* Dataset content:
[start]

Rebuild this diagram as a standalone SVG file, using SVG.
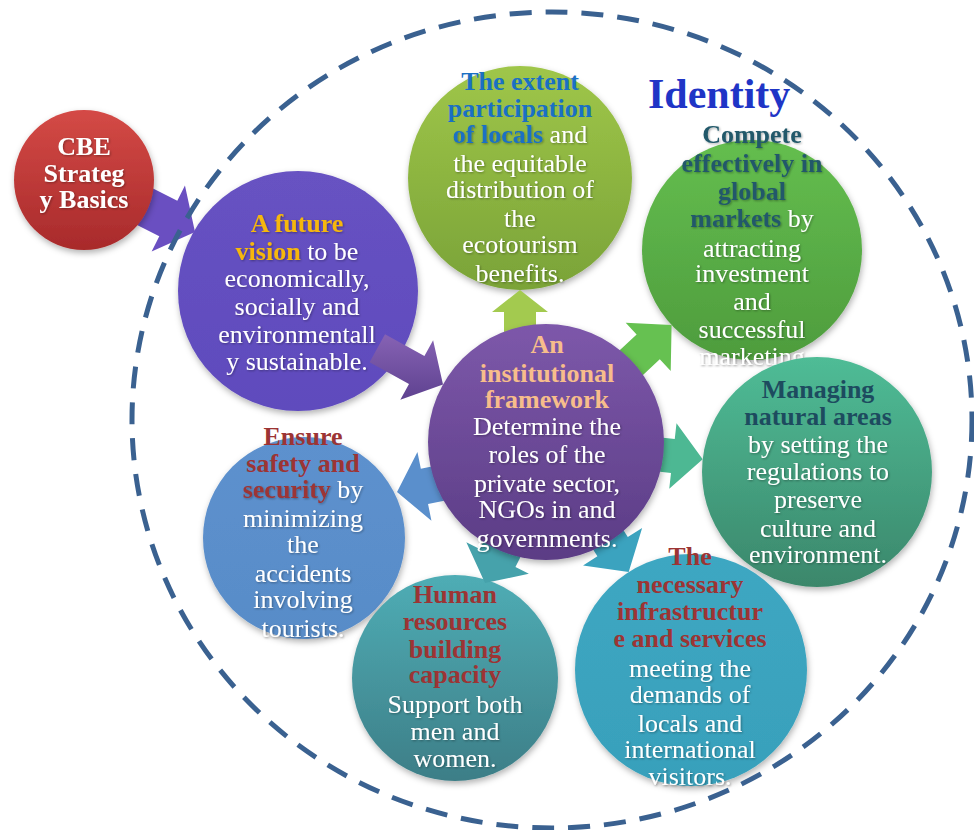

[end]
[start]

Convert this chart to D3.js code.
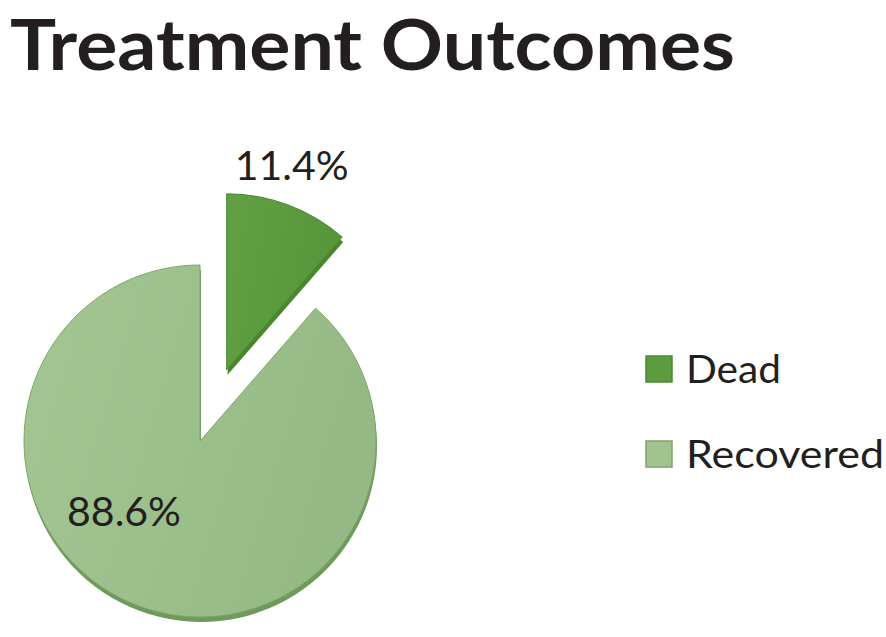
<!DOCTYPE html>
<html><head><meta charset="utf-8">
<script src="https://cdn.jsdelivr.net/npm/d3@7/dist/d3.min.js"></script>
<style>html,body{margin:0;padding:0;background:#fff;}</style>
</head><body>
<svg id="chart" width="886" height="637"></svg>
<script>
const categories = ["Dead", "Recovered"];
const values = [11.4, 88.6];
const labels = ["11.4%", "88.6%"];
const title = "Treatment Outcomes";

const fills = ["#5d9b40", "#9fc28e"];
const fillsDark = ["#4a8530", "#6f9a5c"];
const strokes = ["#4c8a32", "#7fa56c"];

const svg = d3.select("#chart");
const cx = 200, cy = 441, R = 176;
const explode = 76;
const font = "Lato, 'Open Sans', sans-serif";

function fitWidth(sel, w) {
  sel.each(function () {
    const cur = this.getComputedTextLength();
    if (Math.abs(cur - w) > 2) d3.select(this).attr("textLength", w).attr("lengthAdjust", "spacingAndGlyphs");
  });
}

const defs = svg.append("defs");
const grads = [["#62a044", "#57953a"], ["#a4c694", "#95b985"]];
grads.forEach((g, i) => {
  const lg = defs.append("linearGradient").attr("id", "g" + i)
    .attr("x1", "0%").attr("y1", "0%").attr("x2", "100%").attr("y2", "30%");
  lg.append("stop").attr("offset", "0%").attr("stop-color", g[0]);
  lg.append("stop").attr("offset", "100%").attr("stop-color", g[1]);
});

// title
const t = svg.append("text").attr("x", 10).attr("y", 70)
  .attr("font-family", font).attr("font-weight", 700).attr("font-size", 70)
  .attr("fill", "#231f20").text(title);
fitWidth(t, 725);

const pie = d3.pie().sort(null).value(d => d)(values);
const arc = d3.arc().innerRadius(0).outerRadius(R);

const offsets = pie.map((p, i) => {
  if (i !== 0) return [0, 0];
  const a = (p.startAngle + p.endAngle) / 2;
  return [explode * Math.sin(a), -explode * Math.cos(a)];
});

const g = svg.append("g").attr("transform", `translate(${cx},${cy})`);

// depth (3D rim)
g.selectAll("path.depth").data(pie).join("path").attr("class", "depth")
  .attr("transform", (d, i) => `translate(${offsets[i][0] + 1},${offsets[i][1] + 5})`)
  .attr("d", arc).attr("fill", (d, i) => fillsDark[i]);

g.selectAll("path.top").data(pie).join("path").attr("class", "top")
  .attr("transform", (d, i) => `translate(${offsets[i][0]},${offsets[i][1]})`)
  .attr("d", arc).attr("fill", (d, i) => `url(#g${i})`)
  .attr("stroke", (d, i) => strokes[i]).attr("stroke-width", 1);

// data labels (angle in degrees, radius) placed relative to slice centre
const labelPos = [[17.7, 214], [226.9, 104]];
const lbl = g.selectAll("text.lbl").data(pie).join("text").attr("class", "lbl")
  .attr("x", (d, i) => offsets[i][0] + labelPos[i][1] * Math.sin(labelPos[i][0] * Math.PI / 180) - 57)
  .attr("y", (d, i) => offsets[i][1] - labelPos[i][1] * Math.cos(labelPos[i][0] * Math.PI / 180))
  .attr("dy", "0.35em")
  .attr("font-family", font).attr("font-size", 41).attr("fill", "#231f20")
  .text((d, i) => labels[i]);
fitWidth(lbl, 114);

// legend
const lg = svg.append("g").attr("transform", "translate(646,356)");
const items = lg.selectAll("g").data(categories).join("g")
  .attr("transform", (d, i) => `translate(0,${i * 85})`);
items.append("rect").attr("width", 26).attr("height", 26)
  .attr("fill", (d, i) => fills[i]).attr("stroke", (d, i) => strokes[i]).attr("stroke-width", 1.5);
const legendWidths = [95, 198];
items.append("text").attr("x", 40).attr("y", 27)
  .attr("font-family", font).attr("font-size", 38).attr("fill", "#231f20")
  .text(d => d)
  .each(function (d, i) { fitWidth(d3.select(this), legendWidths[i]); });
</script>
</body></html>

[end]

* Exercise brief:
Write down every line of the data above that includes the string "chart".

* Task output:
Convert this chart to D3.js code.
<svg id="chart" width="886" height="637"></svg>
const svg = d3.select("#chart");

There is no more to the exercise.